RONALD S. LAUDER FOUNDATION
Comme nous le voyons, Tova Ben Nun sait motiver et encourager tous ceux qu'elle rencontre et c'est dans cet esprit qu'en sa qualité de représentante de la "Lauder Foundation", elle a inauguré le premier jardin d'enfants juif de Bucarest avec 57 enfants juifs et non-Juifs. Sont considérés comme Juifs ceux qui le sont selon les critères de la Loi du retour en Israël et non selon ceux de la législation juive (Halakha). Rappelons que M. Ronald Lauder, le fils d'Estée Lauder, a créé cette fondation dans le but de promouvoir l'éducation juive dans les pays de l'Est.
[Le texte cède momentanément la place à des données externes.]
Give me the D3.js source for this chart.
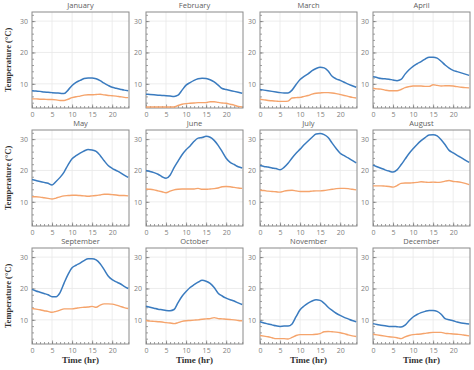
<!DOCTYPE html>
<html>
<head>
<meta charset="utf-8">
<script src="https://cdn.jsdelivr.net/npm/d3@7"></script>
<style>
  body { margin: 0; background: #fff; }
  .tick-label { font-family: "Open Sans", sans-serif; font-size: 7px; fill: #808080; }
  .title { font-family: "Open Sans", sans-serif; font-size: 7.5px; fill: #606060; }
  .axis-title { font-family: "Liberation Serif", serif; font-weight: bold; fill: #333; }
</style>
</head>
<body>
<div id="chart"></div>
<script>
// month names
var months = ["January", "February", "March", "April", "May", "June",
  "July", "August", "September", "October", "November", "December"];

// hours of the day
var hours = d3.range(0, 25);

// tick values
var xTicks = [0, 5, 10, 15, 20];
var yTicks = [10, 20, 30];

// blue series (upper line), one row per month, 0..24 hr
var blueSeries = [
  [7.8,7.7,7.6,7.4,7.3,7.2,7.1,7.0,6.9,8.0,9.5,10.5,11.1,11.7,11.9,11.9,11.6,11.0,10.2,9.5,8.9,8.6,8.3,8.0,7.8],
  [6.7,6.6,6.5,6.4,6.3,6.2,6.1,6.0,6.4,8.0,9.6,10.4,11.1,11.6,11.8,11.7,11.3,10.6,9.6,8.5,8.2,7.9,7.6,7.3,7.0],
  [8.2,8.0,7.8,7.6,7.4,7.2,7.1,7.1,8.0,9.8,11.4,12.4,13.2,14.2,14.9,15.3,15.1,14.1,12.4,11.6,11.1,10.5,9.9,9.4,8.9],
  [12.3,12.0,11.7,11.6,11.5,11.2,11.0,11.4,13.1,14.5,15.6,16.4,17.1,17.9,18.5,18.5,18.2,17.2,16.0,15.0,14.3,13.9,13.5,13.1,12.7],
  [17.1,16.8,16.5,16.2,15.9,15.4,16.5,17.8,19.5,21.8,23.7,24.7,25.5,26.2,26.7,26.5,26.1,24.8,23.1,21.6,20.7,20.0,19.3,18.5,17.8],
  [20.0,19.7,19.3,18.8,18.0,17.5,18.5,20.9,23.0,25.0,26.6,27.8,29.3,30.3,30.5,30.9,30.6,29.6,28.0,26.0,23.9,22.6,21.9,21.2,20.8],
  [21.6,21.3,21.1,20.8,20.6,20.2,21.0,22.3,24.0,25.5,26.8,28.2,29.4,30.6,31.6,31.8,31.4,30.5,28.7,27.0,25.5,24.7,24.0,23.2,22.4],
  [21.7,21.2,20.7,20.2,19.8,19.5,20.2,21.8,23.6,25.4,26.9,28.3,29.5,30.5,31.3,31.4,31.0,29.8,28.2,26.4,25.6,24.8,24.1,23.3,22.6],
  [19.7,19.2,18.8,18.4,18.0,17.4,17.4,18.7,21.7,24.5,26.6,27.4,28.1,28.9,29.5,29.5,29.1,27.9,26.0,24.0,22.8,22.1,21.5,20.7,20.0],
  [14.3,14.0,13.7,13.4,13.2,13.0,12.9,13.3,15.5,17.5,19.0,20.3,21.2,22.0,22.6,22.3,21.6,20.3,18.5,17.6,16.9,16.4,16.0,15.4,14.9],
  [9.4,9.0,8.7,8.4,8.1,7.9,8.0,8.0,8.7,11.0,13.2,14.4,15.3,16.0,16.4,16.2,15.3,14.0,13.0,12.1,11.4,10.8,10.3,9.8,9.4],
  [8.8,8.5,8.3,8.1,7.9,7.9,7.8,7.7,8.3,9.7,10.9,11.7,12.3,12.7,13.0,13.0,12.7,11.8,10.4,10.0,9.7,9.3,9.0,8.8,8.7]
];

// orange series (lower line)
var orangeSeries = [
  [5.2,5.2,5.1,5.1,5.0,5.0,4.9,4.7,4.7,5.1,5.6,5.9,6.1,6.4,6.5,6.5,6.6,6.7,6.5,6.3,6.2,6.1,5.9,5.7,5.6],
  [2.6,2.6,2.6,2.6,2.6,2.6,2.6,2.6,3.1,3.5,3.7,3.8,3.9,4.0,4.0,4.0,4.3,4.3,4.1,3.9,3.8,3.5,3.2,2.8,2.6],
  [5.1,4.9,4.7,4.6,4.5,4.4,4.4,4.5,5.5,5.6,5.7,6.0,6.3,6.7,7.0,7.1,7.2,7.2,7.1,6.9,6.6,6.3,6.0,5.7,5.5],
  [8.6,8.4,8.3,8.0,7.8,7.8,7.8,8.2,8.8,9.1,9.3,9.3,9.3,9.2,9.2,9.7,9.5,9.3,9.4,9.4,9.3,9.1,8.9,8.8,8.7],
  [11.6,11.6,11.5,11.3,11.1,10.9,11.2,11.6,11.9,12.0,12.1,12.1,12.0,11.9,11.8,11.9,12.0,12.2,12.4,12.4,12.3,12.2,12.0,12.0,11.9],
  [14.1,14.0,13.8,13.5,13.2,12.9,13.4,13.8,14.0,14.1,14.1,14.1,14.1,14.3,14.0,14.0,14.1,14.2,14.4,14.8,14.9,14.8,14.6,14.4,14.3],
  [13.7,13.6,13.4,13.3,13.2,13.1,13.4,13.6,13.7,13.5,13.3,13.3,13.3,13.4,13.5,13.5,13.6,13.8,14.0,14.2,14.3,14.3,14.2,14.0,13.8],
  [15.1,15.1,15.1,15.0,14.9,14.7,15.2,15.9,16.0,16.0,16.1,16.2,16.4,16.3,16.2,16.3,16.2,16.3,16.6,16.8,16.5,16.4,16.2,15.9,15.5],
  [13.6,13.4,13.2,12.9,12.7,12.4,12.7,13.1,13.5,13.5,13.5,13.7,13.9,14.0,14.1,14.3,14.0,14.7,15.1,15.1,15.0,14.7,14.3,13.9,13.6],
  [9.8,9.6,9.5,9.4,9.3,9.1,9.0,8.8,9.1,9.5,9.7,9.8,9.9,10.0,10.2,10.3,10.4,10.7,10.4,10.3,10.2,10.1,10.0,9.8,9.7],
  [5.0,4.8,4.6,4.3,4.0,4.0,4.0,3.9,4.4,5.0,5.3,5.3,5.3,5.3,5.4,5.6,6.2,6.3,6.2,6.1,5.9,5.6,5.2,4.9,4.7],
  [5.4,5.2,5.0,4.8,4.6,4.5,4.3,4.0,4.6,5.0,5.3,5.4,5.5,5.7,5.9,6.0,6.0,6.0,5.7,5.6,5.5,5.4,5.3,5.1,4.9]
];

var svgWidth = 474;
var svgHeight = 370;

// panel grid
var panelW = 97;
var panelH = 96;
var colX = [32, 146, 260, 373];
var rowY = [12, 130, 248];

var svg = d3.select("#chart")
  .append("svg")
  .attr("width", svgWidth)
  .attr("height", svgHeight);

// shared scales (each panel is translated)
var x = d3.scaleLinear().domain([0, 24.2]).range([0, panelW]);
var y = d3.scaleLinear().domain([2.3, 32.9]).range([panelH, 0]);

var line = function(vals) {
  return d3.line()
    .x((d, i) => x(hours[i]))
    .y(d => y(d))
    .curve(d3.curveMonotoneX)(vals);
};

months.forEach(function(name, m) {
  var col = m % 4;
  var row = Math.floor(m / 4);
  var g = svg.append("g")
    .attr("transform", `translate(${colX[col]}, ${rowY[row]})`);

  // grid lines
  g.selectAll(".gx")
    .data(xTicks.slice(1))
    .enter()
    .append("line")
    .attr("x1", d => x(d)).attr("x2", d => x(d))
    .attr("y1", 0).attr("y2", panelH)
    .attr("stroke", "#e8e8e8").attr("stroke-width", 0.8);

  g.selectAll(".gy")
    .data(yTicks)
    .enter()
    .append("line")
    .attr("x1", 0).attr("x2", panelW)
    .attr("y1", d => y(d)).attr("y2", d => y(d))
    .attr("stroke", "#e8e8e8").attr("stroke-width", 0.8);

  // inward ticks, minor and major
  var xAxis = d3.axisBottom(x).tickValues(d3.range(0, 25)).tickSize(-2).tickFormat("");
  var xAxisMajor = d3.axisBottom(x).tickValues(xTicks).tickSize(-3.5).tickPadding(4);
  var yAxis = d3.axisLeft(y).tickValues(d3.range(4, 33, 2)).tickSize(-2).tickFormat("");
  var yAxisMajor = d3.axisLeft(y).tickValues(yTicks).tickSize(-3.5).tickPadding(4);

  [xAxis, xAxisMajor].forEach(function(ax) {
    var a = g.append("g").attr("transform", `translate(0, ${panelH})`).call(ax);
    a.select(".domain").remove();
    a.selectAll("line").attr("stroke", "#777").attr("stroke-width", 0.7);
    a.selectAll("text").attr("class", "tick-label").attr("fill", null);
  });
  [yAxis, yAxisMajor].forEach(function(ax) {
    var a = g.append("g").call(ax);
    a.select(".domain").remove();
    a.selectAll("line").attr("stroke", "#777").attr("stroke-width", 0.7);
    a.selectAll("text").attr("class", "tick-label").attr("fill", null);
  });

  // frame
  g.append("rect")
    .attr("width", panelW).attr("height", panelH)
    .attr("fill", "none")
    .attr("stroke", "#8a8a8a").attr("stroke-width", 1);

  // lines
  g.append("path")
    .attr("d", line(orangeSeries[m]))
    .attr("fill", "none").attr("stroke", "#f5a46c").attr("stroke-width", 1.4);
  g.append("path")
    .attr("d", line(blueSeries[m]))
    .attr("fill", "none").attr("stroke", "#3a7bbf").attr("stroke-width", 1.5);

  // month title
  g.append("text")
    .attr("class", "title")
    .attr("x", panelW / 2).attr("y", -4)
    .attr("text-anchor", "middle")
    .text(name);

  // y axis title on first column
  if (col === 0) {
    svg.append("text")
      .attr("class", "axis-title")
      .attr("transform", `translate(11, ${rowY[row] + panelH / 2}) rotate(-90)`)
      .attr("text-anchor", "middle")
      .attr("font-size", 8.5)
      .text("Temperature (°C)");
  }

  // x axis title on bottom row
  if (row === 2) {
    svg.append("text")
      .attr("class", "axis-title")
      .attr("x", colX[col] + panelW / 2)
      .attr("y", 363)
      .attr("text-anchor", "middle")
      .attr("font-size", 9)
      .text("Time (hr)");
  }
});
</script>
</body>
</html>
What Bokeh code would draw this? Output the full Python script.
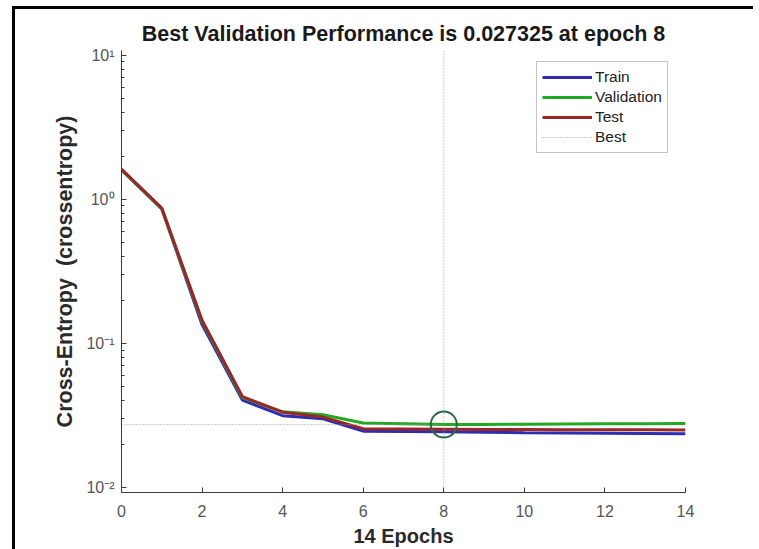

L'enseignement y est dispensé en anglais, le roumain étant considéré comme deuxième langue et l'hébreu comme troisième. La première classe de la nouvelle école primaire juive de Bucarest vient d'ouvrir pour la rentrée scolaire 1998-99.
WORLD JEWISH RESTITUTION ORGANIZATION
Cette organisation, communément appelée la "W.J.R.O.", a pour but de récupérer les biens immobiliers tant communautaires que privés qui ont été volés aux Juifs par les fascistes dans les années 40 et par les communistes dès 1947. Le travail de Tova Ben Nun dans ce domaine réside tout d'abord dans l'établissement d'une liste des biens spoliés. Pour ce faire, elle a mis en place une équipe de chercheurs qui se sont rendus partout en Roumanie afin de trouver dans les archives des communautés et les cadastres les relevés des biens répertoriés ayant appartenu à des Juifs, à des communautés ou à des organisations juives. Il s'agit d'un travail long, compliqué, fastidieux et à ce jour, six propriétés seulement ont été rendues aux Juifs. La gestion de ces immeubles ainsi que leur rendement est soumis à un organisme spécialement fondé à cet effet, la "Charity Foundation", composé de représentants de la Fédération des communautés juives de Roumanie et de la "W.J.R.O.". Cette fondation est dirigée par Tova Ben Nun qui est également chargée de toutes les questions administratives qui y ont trait.
Quant à la question de la récupération des avoirs privés, il s'agit d'un problème nettement plus complexe. De nombreux propriétaires ne sont pas revenus de déportation et ceux qui ont survécu n'ont aucun document. La plupart du temps, il n'y a plus d'archives, voire même plus d'immeubles, juste un terrain. Souvent, on trouve des documents datant de 1941 portant la mention "Appartient à un Juif". Cette phrase était ajoutée au cadastre de propriétés appartenant à des Juifs qui étaient sur le point d'être expulsés. Cette indication empêchait les propriétaires de vendre leurs immeubles, les Juifs étaient ainsi retenus dans le but d'être dépouillés de leurs biens puis déportés. La lecture de ces documents est aussi édifiante que bouleversante. En les lisant, on se rend compte combien les Juifs ont contribué à l'essor économique du pays et ce uniquement par leur activité dans le domaine immobilier. Ils avaient acheté des centaines et des centaines d'immeubles et d'appartements. Dans certains cas, Tova Ben Nun a même retrouvé des documents officiels avec photos. L'une d'elles représente l'immeuble d'une école juive. Le bâtiment est toujours là, il est probable que la "Charity Foundation" le récupérera, mais tous ceux qui ont fréquenté cet établissement ont disparu à tout jamais...
Concernant la distribution des fonds suisses aux survivants de la Shoa, Tova Ben Nun a préparé une liste de près de 6000 noms de Juifs qui ont vécu en Roumanie pendant la Deuxième Guerre mondiale et qui recevront, si tout va bien, la somme ridicule de 400.- dollars. Ces fonds ne seront pas uniquement alloués aux Juifs roumains qui sont revenus de déportation, mais à tous ceux qui ont des documents prouvant qu'ils ont vécu en Roumanie pendant la guerre et qui y résident encore aujourd'hui.